__SET EXERCISE__.
Leave the pictures out, and output exactly the lines from the one containing "Output the Python" through the one containing "kmc098_p = [0.98, 0.98, 0.98, 0.98, 0.98]".

(Entries with chart source code)
** start **

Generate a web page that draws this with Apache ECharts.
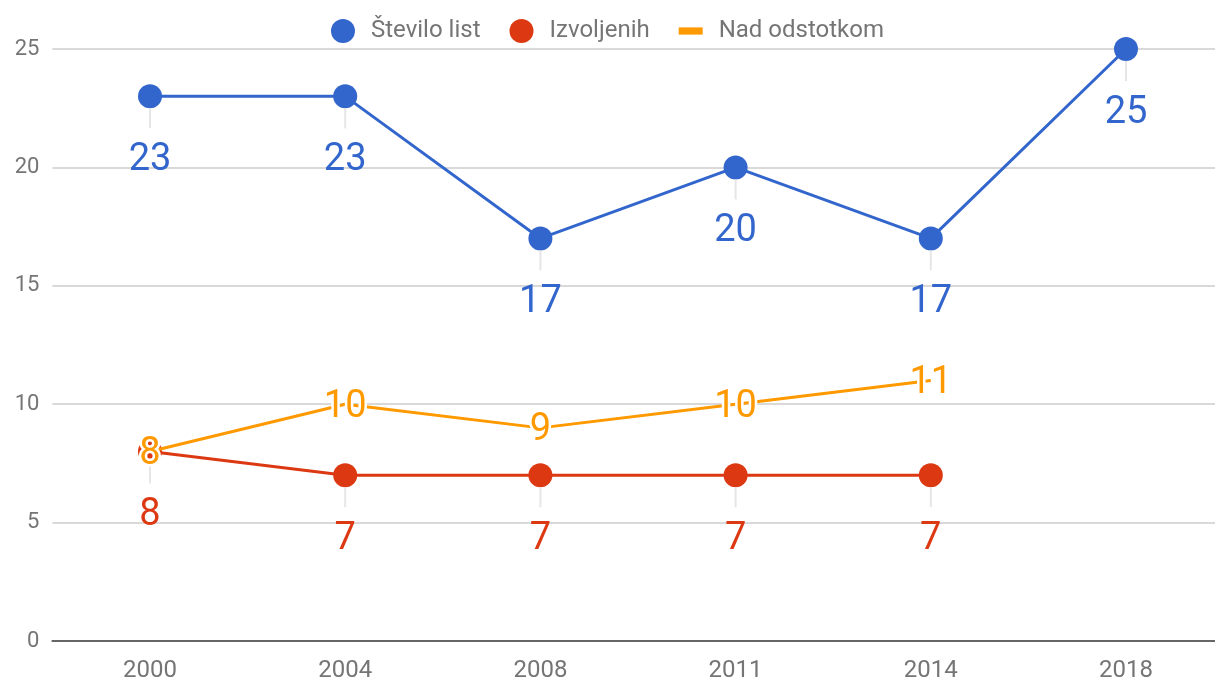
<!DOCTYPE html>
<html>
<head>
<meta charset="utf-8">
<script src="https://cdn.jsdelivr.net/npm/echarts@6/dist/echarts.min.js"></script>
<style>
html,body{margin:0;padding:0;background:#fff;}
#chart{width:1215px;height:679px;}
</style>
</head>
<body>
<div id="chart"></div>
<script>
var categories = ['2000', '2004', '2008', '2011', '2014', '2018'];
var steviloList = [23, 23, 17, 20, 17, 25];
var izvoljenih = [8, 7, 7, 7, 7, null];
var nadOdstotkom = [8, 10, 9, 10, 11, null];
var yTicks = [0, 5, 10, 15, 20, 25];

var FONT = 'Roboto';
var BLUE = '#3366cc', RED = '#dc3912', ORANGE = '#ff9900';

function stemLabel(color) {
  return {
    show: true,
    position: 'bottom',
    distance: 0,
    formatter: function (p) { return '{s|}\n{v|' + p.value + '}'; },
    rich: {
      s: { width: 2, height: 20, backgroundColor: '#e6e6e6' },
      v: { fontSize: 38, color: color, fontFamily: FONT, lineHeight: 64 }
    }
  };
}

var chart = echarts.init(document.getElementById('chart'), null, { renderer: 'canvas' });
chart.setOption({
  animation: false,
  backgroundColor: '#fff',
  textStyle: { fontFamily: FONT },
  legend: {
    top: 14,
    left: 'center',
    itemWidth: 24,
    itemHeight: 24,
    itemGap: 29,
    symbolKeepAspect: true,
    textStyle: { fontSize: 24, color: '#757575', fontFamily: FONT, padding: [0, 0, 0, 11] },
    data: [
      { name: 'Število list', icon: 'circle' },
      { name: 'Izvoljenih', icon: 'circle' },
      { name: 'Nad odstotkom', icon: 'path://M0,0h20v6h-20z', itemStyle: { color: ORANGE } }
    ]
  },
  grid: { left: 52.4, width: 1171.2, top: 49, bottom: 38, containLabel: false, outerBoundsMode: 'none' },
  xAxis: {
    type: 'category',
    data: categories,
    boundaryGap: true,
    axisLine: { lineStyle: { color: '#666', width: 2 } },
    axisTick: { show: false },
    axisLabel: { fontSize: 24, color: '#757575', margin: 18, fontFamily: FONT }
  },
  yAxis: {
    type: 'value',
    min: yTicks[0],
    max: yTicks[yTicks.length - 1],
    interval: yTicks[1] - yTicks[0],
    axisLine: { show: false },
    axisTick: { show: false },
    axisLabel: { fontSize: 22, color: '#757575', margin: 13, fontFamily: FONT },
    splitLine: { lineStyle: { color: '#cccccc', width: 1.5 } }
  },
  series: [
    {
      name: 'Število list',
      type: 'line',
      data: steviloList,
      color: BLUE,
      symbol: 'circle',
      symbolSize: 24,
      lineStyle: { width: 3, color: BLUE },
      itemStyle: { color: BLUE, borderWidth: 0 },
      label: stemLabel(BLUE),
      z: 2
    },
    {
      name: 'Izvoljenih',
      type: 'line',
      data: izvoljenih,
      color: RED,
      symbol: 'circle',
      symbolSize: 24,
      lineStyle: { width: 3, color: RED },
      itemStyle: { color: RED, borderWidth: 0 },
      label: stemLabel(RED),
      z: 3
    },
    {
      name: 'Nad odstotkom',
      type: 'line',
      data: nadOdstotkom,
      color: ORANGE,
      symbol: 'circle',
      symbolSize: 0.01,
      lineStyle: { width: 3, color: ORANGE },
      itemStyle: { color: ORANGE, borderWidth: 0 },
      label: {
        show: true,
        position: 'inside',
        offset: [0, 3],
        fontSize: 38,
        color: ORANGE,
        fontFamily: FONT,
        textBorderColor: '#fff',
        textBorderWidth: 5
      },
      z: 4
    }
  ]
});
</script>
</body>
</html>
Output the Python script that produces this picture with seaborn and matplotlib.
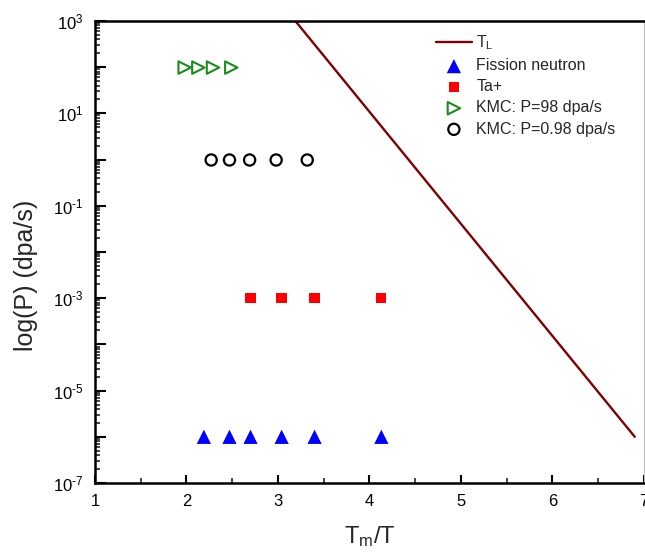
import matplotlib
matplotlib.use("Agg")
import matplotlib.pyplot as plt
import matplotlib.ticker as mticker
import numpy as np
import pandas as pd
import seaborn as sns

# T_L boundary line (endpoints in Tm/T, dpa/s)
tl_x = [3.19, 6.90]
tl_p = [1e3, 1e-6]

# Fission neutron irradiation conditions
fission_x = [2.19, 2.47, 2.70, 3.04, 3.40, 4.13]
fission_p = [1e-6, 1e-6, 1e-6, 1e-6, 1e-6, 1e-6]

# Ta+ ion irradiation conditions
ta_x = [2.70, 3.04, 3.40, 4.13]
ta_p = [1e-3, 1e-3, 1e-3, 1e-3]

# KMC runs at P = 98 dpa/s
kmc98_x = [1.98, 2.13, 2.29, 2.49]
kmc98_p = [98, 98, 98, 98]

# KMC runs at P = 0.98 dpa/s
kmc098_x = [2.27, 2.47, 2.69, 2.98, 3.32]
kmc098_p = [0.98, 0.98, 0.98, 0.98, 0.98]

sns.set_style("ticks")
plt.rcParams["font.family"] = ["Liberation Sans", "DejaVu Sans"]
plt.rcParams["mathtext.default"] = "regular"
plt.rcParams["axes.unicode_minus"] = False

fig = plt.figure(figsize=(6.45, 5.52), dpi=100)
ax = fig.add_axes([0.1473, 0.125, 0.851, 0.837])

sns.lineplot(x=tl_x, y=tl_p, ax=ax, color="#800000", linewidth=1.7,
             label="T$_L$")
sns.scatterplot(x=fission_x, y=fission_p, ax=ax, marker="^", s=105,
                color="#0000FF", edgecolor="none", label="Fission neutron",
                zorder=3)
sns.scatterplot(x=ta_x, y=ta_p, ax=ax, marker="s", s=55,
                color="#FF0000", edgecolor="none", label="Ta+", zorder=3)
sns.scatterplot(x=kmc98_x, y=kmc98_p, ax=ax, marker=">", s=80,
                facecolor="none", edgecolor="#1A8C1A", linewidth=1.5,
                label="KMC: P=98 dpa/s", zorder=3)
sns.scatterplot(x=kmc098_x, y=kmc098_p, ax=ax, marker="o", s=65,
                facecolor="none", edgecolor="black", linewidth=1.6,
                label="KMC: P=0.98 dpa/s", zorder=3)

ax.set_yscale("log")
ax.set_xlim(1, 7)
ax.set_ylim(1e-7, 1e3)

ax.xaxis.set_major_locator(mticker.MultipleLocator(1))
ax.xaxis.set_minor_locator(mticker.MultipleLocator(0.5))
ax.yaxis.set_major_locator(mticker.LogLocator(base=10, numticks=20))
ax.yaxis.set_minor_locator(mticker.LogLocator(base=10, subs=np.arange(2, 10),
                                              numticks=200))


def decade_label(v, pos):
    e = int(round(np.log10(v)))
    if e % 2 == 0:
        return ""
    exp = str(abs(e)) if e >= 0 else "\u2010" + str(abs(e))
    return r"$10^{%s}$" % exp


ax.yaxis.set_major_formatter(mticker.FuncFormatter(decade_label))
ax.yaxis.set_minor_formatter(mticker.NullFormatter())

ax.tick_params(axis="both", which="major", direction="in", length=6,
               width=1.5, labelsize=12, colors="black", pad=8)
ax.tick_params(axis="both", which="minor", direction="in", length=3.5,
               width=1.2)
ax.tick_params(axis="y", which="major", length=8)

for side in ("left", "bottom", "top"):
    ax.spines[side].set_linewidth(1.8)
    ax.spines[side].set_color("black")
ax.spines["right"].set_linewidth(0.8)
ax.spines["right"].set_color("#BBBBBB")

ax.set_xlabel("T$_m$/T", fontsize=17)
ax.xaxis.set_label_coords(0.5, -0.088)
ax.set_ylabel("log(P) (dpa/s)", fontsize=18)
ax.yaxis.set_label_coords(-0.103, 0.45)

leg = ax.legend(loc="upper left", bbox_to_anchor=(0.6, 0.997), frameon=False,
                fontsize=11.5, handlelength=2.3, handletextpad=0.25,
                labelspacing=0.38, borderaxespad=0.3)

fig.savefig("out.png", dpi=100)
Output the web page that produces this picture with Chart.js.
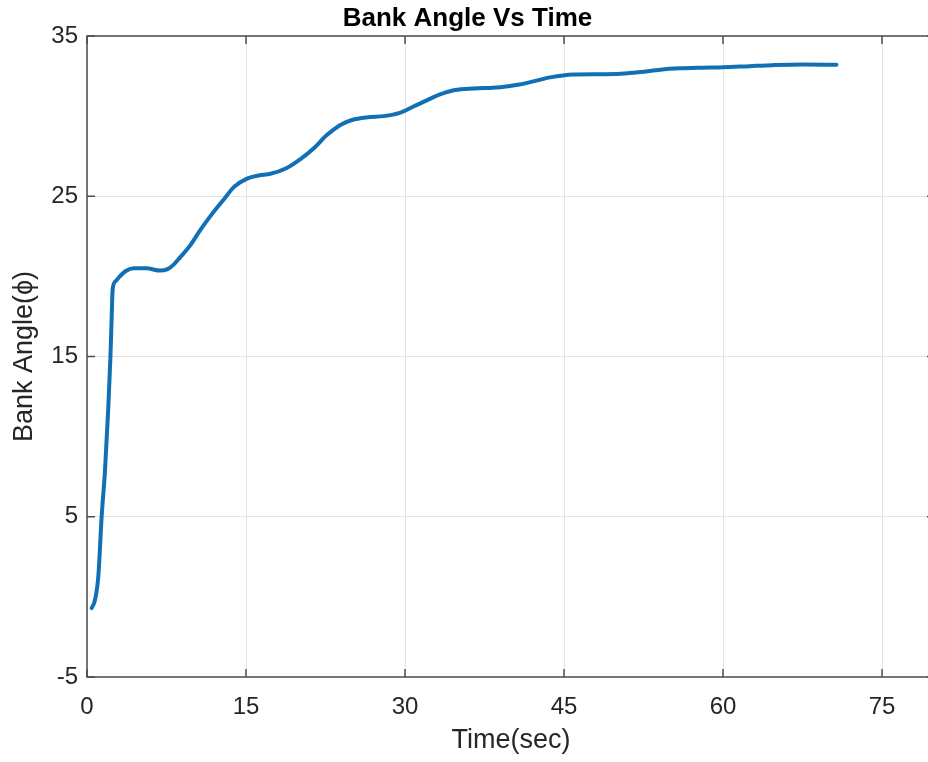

** end **

__FINAL RESULT__.
Output the Python script that produces this picture with seaborn and matplotlib.
import matplotlib
matplotlib.use("Agg")
import matplotlib.pyplot as plt
import matplotlib.ticker as mticker
import numpy as np
import pandas as pd
import seaborn as sns

# T_L boundary line (endpoints in Tm/T, dpa/s)
tl_x = [3.19, 6.90]
tl_p = [1e3, 1e-6]

# Fission neutron irradiation conditions
fission_x = [2.19, 2.47, 2.70, 3.04, 3.40, 4.13]
fission_p = [1e-6, 1e-6, 1e-6, 1e-6, 1e-6, 1e-6]

# Ta+ ion irradiation conditions
ta_x = [2.70, 3.04, 3.40, 4.13]
ta_p = [1e-3, 1e-3, 1e-3, 1e-3]

# KMC runs at P = 98 dpa/s
kmc98_x = [1.98, 2.13, 2.29, 2.49]
kmc98_p = [98, 98, 98, 98]

# KMC runs at P = 0.98 dpa/s
kmc098_x = [2.27, 2.47, 2.69, 2.98, 3.32]
kmc098_p = [0.98, 0.98, 0.98, 0.98, 0.98]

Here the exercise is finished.